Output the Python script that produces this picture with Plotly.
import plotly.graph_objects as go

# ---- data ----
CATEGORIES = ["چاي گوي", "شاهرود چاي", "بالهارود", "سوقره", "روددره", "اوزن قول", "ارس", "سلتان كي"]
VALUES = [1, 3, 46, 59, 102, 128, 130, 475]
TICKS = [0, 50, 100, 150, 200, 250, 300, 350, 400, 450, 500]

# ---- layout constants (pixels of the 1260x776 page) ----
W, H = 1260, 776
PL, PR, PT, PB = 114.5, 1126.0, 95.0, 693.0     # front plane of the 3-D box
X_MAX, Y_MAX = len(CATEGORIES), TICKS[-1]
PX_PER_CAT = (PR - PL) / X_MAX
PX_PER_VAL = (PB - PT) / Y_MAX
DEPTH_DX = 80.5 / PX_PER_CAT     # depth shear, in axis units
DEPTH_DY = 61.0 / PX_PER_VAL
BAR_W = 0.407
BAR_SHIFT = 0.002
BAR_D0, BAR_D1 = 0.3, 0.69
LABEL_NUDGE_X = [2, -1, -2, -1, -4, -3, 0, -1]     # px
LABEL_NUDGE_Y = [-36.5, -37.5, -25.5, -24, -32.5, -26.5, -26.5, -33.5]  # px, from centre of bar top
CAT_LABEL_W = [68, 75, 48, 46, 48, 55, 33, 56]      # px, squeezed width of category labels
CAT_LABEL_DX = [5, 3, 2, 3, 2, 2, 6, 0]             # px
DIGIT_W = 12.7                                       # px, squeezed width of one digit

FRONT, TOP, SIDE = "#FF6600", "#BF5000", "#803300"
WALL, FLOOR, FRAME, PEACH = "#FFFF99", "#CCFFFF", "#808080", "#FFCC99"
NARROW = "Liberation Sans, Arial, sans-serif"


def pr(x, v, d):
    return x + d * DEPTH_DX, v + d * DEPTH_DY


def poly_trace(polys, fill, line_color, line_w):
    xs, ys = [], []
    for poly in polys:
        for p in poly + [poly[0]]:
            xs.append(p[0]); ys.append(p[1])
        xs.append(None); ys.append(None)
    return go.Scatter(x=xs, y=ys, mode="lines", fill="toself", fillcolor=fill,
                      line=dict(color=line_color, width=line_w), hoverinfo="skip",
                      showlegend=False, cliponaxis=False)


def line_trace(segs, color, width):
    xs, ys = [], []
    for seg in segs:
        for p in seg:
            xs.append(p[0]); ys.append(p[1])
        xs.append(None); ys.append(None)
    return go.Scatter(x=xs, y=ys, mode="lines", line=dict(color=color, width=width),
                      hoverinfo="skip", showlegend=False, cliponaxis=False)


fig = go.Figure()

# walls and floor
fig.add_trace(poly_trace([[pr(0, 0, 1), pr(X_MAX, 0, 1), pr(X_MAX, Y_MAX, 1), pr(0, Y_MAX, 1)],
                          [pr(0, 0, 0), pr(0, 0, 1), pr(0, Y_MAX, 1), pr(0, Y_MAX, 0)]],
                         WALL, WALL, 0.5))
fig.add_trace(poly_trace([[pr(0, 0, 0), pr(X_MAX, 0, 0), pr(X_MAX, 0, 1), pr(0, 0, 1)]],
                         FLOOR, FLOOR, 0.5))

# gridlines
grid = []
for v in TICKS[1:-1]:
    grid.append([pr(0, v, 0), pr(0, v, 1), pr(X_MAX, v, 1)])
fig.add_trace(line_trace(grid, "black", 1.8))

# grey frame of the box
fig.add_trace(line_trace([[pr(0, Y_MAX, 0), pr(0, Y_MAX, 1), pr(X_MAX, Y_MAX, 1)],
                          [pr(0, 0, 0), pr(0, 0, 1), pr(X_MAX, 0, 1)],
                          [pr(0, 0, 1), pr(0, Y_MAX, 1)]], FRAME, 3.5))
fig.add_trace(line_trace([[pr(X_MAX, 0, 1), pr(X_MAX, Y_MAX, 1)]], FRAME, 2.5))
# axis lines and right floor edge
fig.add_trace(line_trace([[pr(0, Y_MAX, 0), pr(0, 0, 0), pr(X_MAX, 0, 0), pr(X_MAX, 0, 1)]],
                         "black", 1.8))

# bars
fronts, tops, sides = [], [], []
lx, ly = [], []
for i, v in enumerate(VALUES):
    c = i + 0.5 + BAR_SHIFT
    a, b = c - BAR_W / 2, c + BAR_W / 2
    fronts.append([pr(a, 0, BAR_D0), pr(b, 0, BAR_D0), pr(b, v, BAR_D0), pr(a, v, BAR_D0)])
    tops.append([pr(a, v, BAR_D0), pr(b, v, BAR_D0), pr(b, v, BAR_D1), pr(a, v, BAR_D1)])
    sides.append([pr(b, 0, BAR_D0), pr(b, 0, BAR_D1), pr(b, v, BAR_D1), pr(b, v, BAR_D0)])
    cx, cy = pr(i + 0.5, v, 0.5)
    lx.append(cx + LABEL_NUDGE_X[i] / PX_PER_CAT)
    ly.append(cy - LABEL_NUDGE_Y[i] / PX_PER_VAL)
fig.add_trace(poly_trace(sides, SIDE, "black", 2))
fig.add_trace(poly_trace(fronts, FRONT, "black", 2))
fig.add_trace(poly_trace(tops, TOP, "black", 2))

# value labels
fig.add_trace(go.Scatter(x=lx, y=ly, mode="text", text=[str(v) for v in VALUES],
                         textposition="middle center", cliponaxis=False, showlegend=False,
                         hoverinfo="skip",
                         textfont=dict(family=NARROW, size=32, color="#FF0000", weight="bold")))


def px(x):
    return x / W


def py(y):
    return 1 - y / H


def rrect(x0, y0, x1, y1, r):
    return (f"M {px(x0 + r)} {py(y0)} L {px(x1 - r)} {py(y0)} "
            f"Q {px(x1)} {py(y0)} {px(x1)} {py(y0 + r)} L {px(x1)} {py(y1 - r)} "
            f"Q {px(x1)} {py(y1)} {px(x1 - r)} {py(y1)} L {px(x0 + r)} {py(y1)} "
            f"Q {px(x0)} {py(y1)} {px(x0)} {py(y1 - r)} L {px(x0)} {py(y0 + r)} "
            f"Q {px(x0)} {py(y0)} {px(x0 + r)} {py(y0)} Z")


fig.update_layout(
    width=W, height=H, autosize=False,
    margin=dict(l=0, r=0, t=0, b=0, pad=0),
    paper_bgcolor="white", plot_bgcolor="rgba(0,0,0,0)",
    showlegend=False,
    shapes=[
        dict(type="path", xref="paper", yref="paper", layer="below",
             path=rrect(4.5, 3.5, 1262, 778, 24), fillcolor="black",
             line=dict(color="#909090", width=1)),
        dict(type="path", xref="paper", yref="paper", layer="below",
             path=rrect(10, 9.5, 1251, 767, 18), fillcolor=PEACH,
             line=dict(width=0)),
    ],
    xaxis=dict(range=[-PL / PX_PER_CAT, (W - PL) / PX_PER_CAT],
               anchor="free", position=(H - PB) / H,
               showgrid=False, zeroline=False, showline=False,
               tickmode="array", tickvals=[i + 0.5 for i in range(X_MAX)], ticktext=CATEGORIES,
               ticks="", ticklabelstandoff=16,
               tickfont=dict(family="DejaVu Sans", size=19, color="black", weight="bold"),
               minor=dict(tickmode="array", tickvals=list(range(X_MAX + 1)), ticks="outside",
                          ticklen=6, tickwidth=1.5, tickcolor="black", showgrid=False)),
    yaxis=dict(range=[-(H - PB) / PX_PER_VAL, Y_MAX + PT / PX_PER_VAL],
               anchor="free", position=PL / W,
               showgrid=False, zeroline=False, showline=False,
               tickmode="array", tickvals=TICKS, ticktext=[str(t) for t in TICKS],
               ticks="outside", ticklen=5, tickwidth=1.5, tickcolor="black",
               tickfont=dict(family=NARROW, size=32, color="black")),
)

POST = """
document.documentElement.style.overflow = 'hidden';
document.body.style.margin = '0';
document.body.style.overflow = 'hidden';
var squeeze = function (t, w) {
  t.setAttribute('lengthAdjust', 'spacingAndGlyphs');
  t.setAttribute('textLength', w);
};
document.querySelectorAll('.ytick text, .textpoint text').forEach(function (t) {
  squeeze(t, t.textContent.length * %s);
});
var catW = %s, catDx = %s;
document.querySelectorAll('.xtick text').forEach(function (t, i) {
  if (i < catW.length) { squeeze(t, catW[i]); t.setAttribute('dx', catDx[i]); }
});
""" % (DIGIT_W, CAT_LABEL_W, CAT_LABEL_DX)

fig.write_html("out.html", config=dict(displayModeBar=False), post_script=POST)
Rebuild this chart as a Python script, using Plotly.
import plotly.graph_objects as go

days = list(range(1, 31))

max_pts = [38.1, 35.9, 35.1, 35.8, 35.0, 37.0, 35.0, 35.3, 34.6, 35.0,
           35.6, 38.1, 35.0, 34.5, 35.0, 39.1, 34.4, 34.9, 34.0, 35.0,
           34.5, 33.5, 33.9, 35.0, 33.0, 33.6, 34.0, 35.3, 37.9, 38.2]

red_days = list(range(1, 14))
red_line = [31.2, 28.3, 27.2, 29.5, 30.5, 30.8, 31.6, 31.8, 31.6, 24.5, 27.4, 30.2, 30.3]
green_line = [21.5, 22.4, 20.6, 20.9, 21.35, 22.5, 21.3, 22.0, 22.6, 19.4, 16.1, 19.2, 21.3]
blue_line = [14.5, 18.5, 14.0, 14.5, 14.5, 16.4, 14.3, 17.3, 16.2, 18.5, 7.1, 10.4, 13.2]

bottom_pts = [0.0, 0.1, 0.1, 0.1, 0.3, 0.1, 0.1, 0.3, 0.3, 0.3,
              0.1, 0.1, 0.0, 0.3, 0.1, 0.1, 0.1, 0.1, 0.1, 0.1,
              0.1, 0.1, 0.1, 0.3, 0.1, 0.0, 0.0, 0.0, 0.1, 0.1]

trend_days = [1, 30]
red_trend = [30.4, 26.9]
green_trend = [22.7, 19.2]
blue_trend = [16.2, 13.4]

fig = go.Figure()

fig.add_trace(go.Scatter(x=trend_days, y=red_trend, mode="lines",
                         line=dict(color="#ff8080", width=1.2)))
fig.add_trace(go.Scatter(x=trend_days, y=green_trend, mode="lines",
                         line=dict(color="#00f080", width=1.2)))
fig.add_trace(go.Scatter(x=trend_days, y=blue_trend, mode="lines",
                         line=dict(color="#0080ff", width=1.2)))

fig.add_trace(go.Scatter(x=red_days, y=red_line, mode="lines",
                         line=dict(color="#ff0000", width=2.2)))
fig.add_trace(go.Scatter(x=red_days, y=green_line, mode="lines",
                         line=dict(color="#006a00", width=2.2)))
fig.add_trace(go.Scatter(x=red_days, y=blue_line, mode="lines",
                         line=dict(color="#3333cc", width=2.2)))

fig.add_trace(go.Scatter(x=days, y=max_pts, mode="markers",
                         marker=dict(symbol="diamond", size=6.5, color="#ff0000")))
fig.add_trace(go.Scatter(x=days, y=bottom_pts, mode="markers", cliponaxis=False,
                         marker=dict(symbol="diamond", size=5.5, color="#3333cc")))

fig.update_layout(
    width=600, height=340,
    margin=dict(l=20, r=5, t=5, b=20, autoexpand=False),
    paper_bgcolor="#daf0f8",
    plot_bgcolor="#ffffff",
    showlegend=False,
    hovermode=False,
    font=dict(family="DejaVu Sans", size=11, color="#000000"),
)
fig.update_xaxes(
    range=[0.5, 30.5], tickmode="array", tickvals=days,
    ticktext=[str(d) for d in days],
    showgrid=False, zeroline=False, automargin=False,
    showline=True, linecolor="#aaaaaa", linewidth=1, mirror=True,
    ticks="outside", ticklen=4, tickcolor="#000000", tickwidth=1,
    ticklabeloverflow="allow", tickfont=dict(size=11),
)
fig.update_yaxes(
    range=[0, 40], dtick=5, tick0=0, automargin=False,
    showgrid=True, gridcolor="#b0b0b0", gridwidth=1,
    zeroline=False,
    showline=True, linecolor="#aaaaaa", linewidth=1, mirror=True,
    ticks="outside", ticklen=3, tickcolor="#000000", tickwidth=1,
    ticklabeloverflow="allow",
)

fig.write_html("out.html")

__Requirements__: Copy every line of the records above, starting with the first, up to and including the line containing "return x + d * DEPTH_DX, v + d * DEPTH_DY".

__Solution for this problem__:
Output the Python script that produces this picture with Plotly.
import plotly.graph_objects as go

# ---- data ----
CATEGORIES = ["چاي گوي", "شاهرود چاي", "بالهارود", "سوقره", "روددره", "اوزن قول", "ارس", "سلتان كي"]
VALUES = [1, 3, 46, 59, 102, 128, 130, 475]
TICKS = [0, 50, 100, 150, 200, 250, 300, 350, 400, 450, 500]

# ---- layout constants (pixels of the 1260x776 page) ----
W, H = 1260, 776
PL, PR, PT, PB = 114.5, 1126.0, 95.0, 693.0     # front plane of the 3-D box
X_MAX, Y_MAX = len(CATEGORIES), TICKS[-1]
PX_PER_CAT = (PR - PL) / X_MAX
PX_PER_VAL = (PB - PT) / Y_MAX
DEPTH_DX = 80.5 / PX_PER_CAT     # depth shear, in axis units
DEPTH_DY = 61.0 / PX_PER_VAL
BAR_W = 0.407
BAR_SHIFT = 0.002
BAR_D0, BAR_D1 = 0.3, 0.69
LABEL_NUDGE_X = [2, -1, -2, -1, -4, -3, 0, -1]     # px
LABEL_NUDGE_Y = [-36.5, -37.5, -25.5, -24, -32.5, -26.5, -26.5, -33.5]  # px, from centre of bar top
CAT_LABEL_W = [68, 75, 48, 46, 48, 55, 33, 56]      # px, squeezed width of category labels
CAT_LABEL_DX = [5, 3, 2, 3, 2, 2, 6, 0]             # px
DIGIT_W = 12.7                                       # px, squeezed width of one digit

FRONT, TOP, SIDE = "#FF6600", "#BF5000", "#803300"
WALL, FLOOR, FRAME, PEACH = "#FFFF99", "#CCFFFF", "#808080", "#FFCC99"
NARROW = "Liberation Sans, Arial, sans-serif"


def pr(x, v, d):
    return x + d * DEPTH_DX, v + d * DEPTH_DY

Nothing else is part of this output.